> **GOAL**
Every line of the material is to be quoted verbatim, minus the pictures.

> **GIVEN INFORMATION**
===

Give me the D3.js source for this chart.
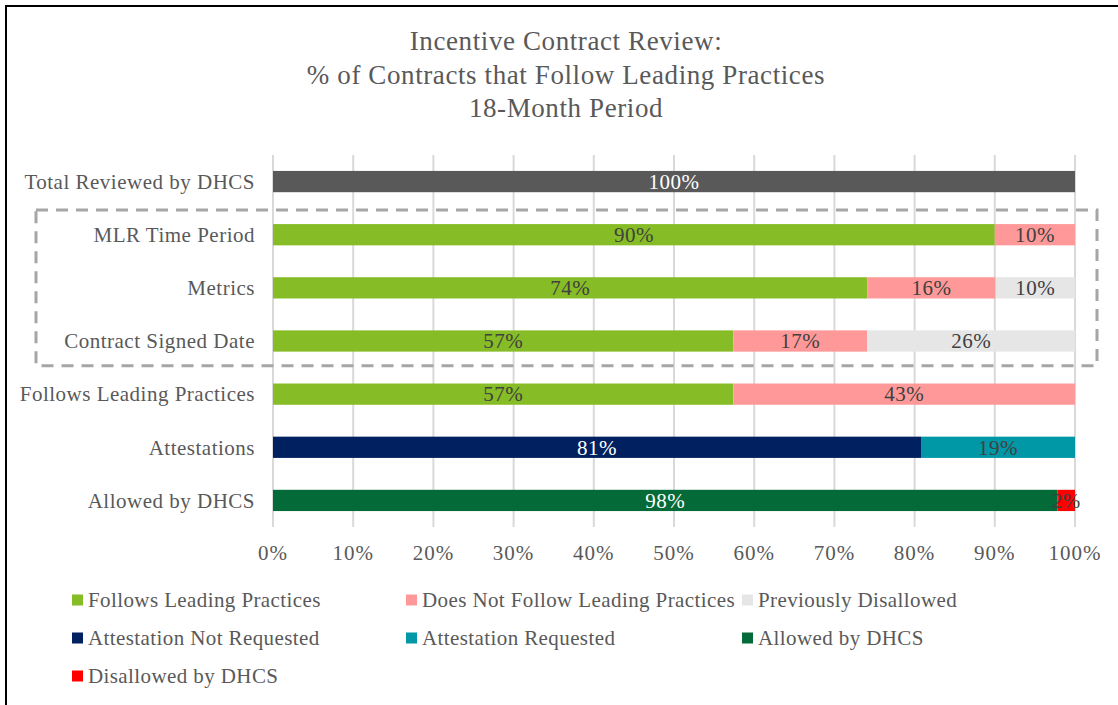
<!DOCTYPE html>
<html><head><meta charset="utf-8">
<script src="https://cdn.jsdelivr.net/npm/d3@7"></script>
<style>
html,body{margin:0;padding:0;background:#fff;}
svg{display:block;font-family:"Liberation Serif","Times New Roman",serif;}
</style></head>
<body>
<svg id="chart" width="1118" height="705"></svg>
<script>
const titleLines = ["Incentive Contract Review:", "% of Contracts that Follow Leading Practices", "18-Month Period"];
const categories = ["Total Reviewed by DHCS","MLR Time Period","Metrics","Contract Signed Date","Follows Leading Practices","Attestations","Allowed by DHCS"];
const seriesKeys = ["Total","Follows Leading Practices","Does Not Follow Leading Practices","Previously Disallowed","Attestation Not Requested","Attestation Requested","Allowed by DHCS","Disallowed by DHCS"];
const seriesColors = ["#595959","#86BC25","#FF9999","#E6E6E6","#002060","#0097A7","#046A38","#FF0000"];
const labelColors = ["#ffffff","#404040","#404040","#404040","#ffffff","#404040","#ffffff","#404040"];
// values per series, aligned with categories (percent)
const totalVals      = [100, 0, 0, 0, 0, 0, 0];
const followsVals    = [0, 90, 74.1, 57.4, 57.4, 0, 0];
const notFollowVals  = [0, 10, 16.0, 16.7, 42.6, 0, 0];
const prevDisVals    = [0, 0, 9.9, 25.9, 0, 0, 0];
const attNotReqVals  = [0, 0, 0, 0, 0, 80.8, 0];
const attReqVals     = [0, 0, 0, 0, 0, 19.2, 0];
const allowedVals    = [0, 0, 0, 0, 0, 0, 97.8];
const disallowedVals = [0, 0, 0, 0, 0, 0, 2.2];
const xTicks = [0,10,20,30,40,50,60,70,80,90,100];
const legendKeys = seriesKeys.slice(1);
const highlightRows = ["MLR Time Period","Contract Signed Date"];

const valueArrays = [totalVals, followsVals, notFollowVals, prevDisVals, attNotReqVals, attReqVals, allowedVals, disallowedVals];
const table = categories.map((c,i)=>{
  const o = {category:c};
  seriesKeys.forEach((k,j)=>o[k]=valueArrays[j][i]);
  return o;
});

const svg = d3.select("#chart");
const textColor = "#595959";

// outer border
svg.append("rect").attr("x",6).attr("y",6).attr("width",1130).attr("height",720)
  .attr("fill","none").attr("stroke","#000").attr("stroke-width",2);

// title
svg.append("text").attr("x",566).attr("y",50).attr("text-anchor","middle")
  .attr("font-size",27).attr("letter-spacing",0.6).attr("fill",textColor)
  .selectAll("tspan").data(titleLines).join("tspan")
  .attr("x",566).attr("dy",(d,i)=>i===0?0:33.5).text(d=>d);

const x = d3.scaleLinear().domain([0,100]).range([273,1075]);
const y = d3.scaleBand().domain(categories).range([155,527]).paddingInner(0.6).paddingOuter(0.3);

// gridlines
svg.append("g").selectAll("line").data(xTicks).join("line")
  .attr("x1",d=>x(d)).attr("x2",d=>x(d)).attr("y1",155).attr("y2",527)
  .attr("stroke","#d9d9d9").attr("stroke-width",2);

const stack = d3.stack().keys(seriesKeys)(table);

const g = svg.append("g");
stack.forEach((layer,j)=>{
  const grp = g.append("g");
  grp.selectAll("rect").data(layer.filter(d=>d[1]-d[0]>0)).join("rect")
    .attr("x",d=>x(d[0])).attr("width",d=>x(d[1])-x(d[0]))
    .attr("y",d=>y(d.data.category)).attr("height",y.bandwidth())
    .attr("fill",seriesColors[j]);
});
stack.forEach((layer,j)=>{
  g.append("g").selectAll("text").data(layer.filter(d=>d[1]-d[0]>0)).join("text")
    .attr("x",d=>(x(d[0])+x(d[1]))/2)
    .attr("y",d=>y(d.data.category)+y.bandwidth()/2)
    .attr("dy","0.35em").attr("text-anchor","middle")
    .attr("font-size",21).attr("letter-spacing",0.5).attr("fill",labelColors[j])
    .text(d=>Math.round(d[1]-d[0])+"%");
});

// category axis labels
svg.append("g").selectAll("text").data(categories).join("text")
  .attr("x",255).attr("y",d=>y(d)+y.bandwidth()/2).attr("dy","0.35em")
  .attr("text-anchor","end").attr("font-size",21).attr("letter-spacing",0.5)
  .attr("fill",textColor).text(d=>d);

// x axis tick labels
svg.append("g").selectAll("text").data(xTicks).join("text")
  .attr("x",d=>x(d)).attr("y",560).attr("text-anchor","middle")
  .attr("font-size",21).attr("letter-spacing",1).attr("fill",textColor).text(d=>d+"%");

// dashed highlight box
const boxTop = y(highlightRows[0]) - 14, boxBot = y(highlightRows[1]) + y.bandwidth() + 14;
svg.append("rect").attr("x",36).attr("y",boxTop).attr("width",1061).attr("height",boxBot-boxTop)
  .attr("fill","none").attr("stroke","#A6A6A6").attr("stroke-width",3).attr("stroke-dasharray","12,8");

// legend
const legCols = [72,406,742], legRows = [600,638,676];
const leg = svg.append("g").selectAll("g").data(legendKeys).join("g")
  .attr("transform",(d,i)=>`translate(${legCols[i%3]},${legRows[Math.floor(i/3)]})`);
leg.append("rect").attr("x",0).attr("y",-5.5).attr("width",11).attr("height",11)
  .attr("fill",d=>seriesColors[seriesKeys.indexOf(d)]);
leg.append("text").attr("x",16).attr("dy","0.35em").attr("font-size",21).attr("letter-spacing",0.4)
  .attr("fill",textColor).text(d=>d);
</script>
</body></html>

===

> **EXERCISE SOLUTION**
Give me the D3.js source for this chart.
<!DOCTYPE html>
<html><head><meta charset="utf-8">
<script src="https://cdn.jsdelivr.net/npm/d3@7"></script>
<style>
html,body{margin:0;padding:0;background:#fff;}
svg{display:block;font-family:"Liberation Serif","Times New Roman",serif;}
</style></head>
<body>
<svg id="chart" width="1118" height="705"></svg>
<script>
const titleLines = ["Incentive Contract Review:", "% of Contracts that Follow Leading Practices", "18-Month Period"];
const categories = ["Total Reviewed by DHCS","MLR Time Period","Metrics","Contract Signed Date","Follows Leading Practices","Attestations","Allowed by DHCS"];
const seriesKeys = ["Total","Follows Leading Practices","Does Not Follow Leading Practices","Previously Disallowed","Attestation Not Requested","Attestation Requested","Allowed by DHCS","Disallowed by DHCS"];
const seriesColors = ["#595959","#86BC25","#FF9999","#E6E6E6","#002060","#0097A7","#046A38","#FF0000"];
const labelColors = ["#ffffff","#404040","#404040","#404040","#ffffff","#404040","#ffffff","#404040"];
// values per series, aligned with categories (percent)
const totalVals      = [100, 0, 0, 0, 0, 0, 0];
const followsVals    = [0, 90, 74.1, 57.4, 57.4, 0, 0];
const notFollowVals  = [0, 10, 16.0, 16.7, 42.6, 0, 0];
const prevDisVals    = [0, 0, 9.9, 25.9, 0, 0, 0];
const attNotReqVals  = [0, 0, 0, 0, 0, 80.8, 0];
const attReqVals     = [0, 0, 0, 0, 0, 19.2, 0];
const allowedVals    = [0, 0, 0, 0, 0, 0, 97.8];
const disallowedVals = [0, 0, 0, 0, 0, 0, 2.2];
const xTicks = [0,10,20,30,40,50,60,70,80,90,100];
const legendKeys = seriesKeys.slice(1);
const highlightRows = ["MLR Time Period","Contract Signed Date"];

const valueArrays = [totalVals, followsVals, notFollowVals, prevDisVals, attNotReqVals, attReqVals, allowedVals, disallowedVals];
const table = categories.map((c,i)=>{
  const o = {category:c};
  seriesKeys.forEach((k,j)=>o[k]=valueArrays[j][i]);
  return o;
});

const svg = d3.select("#chart");
const textColor = "#595959";

// outer border
svg.append("rect").attr("x",6).attr("y",6).attr("width",1130).attr("height",720)
  .attr("fill","none").attr("stroke","#000").attr("stroke-width",2);

// title
svg.append("text").attr("x",566).attr("y",50).attr("text-anchor","middle")
  .attr("font-size",27).attr("letter-spacing",0.6).attr("fill",textColor)
  .selectAll("tspan").data(titleLines).join("tspan")
  .attr("x",566).attr("dy",(d,i)=>i===0?0:33.5).text(d=>d);

const x = d3.scaleLinear().domain([0,100]).range([273,1075]);
const y = d3.scaleBand().domain(categories).range([155,527]).paddingInner(0.6).paddingOuter(0.3);

// gridlines
svg.append("g").selectAll("line").data(xTicks).join("line")
  .attr("x1",d=>x(d)).attr("x2",d=>x(d)).attr("y1",155).attr("y2",527)
  .attr("stroke","#d9d9d9").attr("stroke-width",2);

const stack = d3.stack().keys(seriesKeys)(table);

const g = svg.append("g");
stack.forEach((layer,j)=>{
  const grp = g.append("g");
  grp.selectAll("rect").data(layer.filter(d=>d[1]-d[0]>0)).join("rect")
    .attr("x",d=>x(d[0])).attr("width",d=>x(d[1])-x(d[0]))
    .attr("y",d=>y(d.data.category)).attr("height",y.bandwidth())
    .attr("fill",seriesColors[j]);
});
stack.forEach((layer,j)=>{
  g.append("g").selectAll("text").data(layer.filter(d=>d[1]-d[0]>0)).join("text")
    .attr("x",d=>(x(d[0])+x(d[1]))/2)
    .attr("y",d=>y(d.data.category)+y.bandwidth()/2)
    .attr("dy","0.35em").attr("text-anchor","middle")
    .attr("font-size",21).attr("letter-spacing",0.5).attr("fill",labelColors[j])
    .text(d=>Math.round(d[1]-d[0])+"%");
});

// category axis labels
svg.append("g").selectAll("text").data(categories).join("text")
  .attr("x",255).attr("y",d=>y(d)+y.bandwidth()/2).attr("dy","0.35em")
  .attr("text-anchor","end").attr("font-size",21).attr("letter-spacing",0.5)
  .attr("fill",textColor).text(d=>d);

// x axis tick labels
svg.append("g").selectAll("text").data(xTicks).join("text")
  .attr("x",d=>x(d)).attr("y",560).attr("text-anchor","middle")
  .attr("font-size",21).attr("letter-spacing",1).attr("fill",textColor).text(d=>d+"%");

// dashed highlight box
const boxTop = y(highlightRows[0]) - 14, boxBot = y(highlightRows[1]) + y.bandwidth() + 14;
svg.append("rect").attr("x",36).attr("y",boxTop).attr("width",1061).attr("height",boxBot-boxTop)
  .attr("fill","none").attr("stroke","#A6A6A6").attr("stroke-width",3).attr("stroke-dasharray","12,8");

// legend
const legCols = [72,406,742], legRows = [600,638,676];
const leg = svg.append("g").selectAll("g").data(legendKeys).join("g")
  .attr("transform",(d,i)=>`translate(${legCols[i%3]},${legRows[Math.floor(i/3)]})`);
leg.append("rect").attr("x",0).attr("y",-5.5).attr("width",11).attr("height",11)
  .attr("fill",d=>seriesColors[seriesKeys.indexOf(d)]);
leg.append("text").attr("x",16).attr("dy","0.35em").attr("font-size",21).attr("letter-spacing",0.4)
  .attr("fill",textColor).text(d=>d);
</script>
</body></html>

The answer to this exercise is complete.